Big Bend National Park and its surrounds are one of the most astonishingly beautiful places to visit in the United States. Though quite remote, it's well worth making into your primary destination or just going out of your way to visit. The park is vast. Two or three days there will allow you to see only the most accessible highlights. To fully explore Big Bend and the surrounding area takes years of visits.
Though inhabited for hundreds of years, Big Bend is mostly true wilderness. While roads and hiking trails thread through the park, visitors rarely stray far off them, leaving hundreds of square miles where even park rangers rarely tread. Wander off the established roads and paths and you likely will be in a spot where another person might not be for months or even years! The park really belongs to the wildlife.
If you're new to the area, plan your trip in advance. Big Bend is genuinely remote and little is close together. The nearest commercial airport is in Midland or El Paso, 300 plus miles away. Park residents drive seventy miles to buy groceries or to take their kids to a doctor. Services can be limited and scattered. Commerical lodging and dining is not plentiful and, during prime seasons like Easter and spring break, can be booked up long in advance. This is not a place for a car prone to frequent breakdowns. Watch your gas gauge - running low can be a problem if the nearest open station is fifty miles away. Back road travelers might see only one or two other cars even on a busy day. Tens of thousands of visitors pass through annually without the slightest problem. But - visitors who wander the back country unprepared are asking for trouble - people can and do die there.

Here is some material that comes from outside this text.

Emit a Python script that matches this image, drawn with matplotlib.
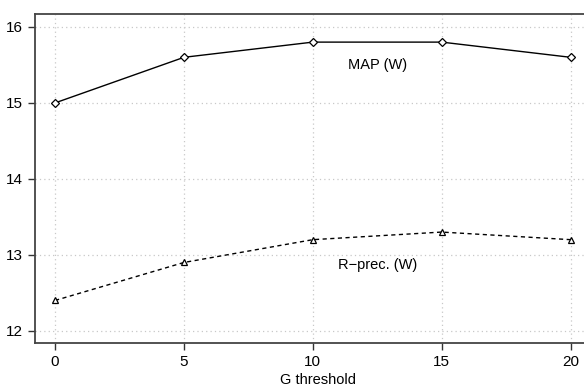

Spring and fall, followed by winter, are the best seasons to see Big Bend. Summer in the desert gets really hot. If you must come during the summer months the Basin area of the Chisos mountains is the coolest place to be. The Basin also offers the park proper's only lodging and restaurant.
Lodging is available in a motel and cottages in the Basin area of the park, in the villages of Study Butte, Terlingua and Lajitas on the western side of the park. Upscale and moderate hotels can be found within reasonable (70 mi.) driving distance in Marfa and Marathon. Big Bend is camping heaven. Campsites range from quite civilized in the Basin (water, restrooms, store, and restaurant within walking distance) and at Rio Grande Village (water, restrooms, store, pay showers, gasoline) to level graded gravel sites along the back country roads, to little more than a clear spot along the hiking trails. The Basin is the start of the most popular hiking trails, ranging from easy to strenuous. The Basin camping area fills up fairly often, the Village area rarely. There are almost always campsites available along the dirt roads but a high clearance vehicle is a definite requirement to reach most of them.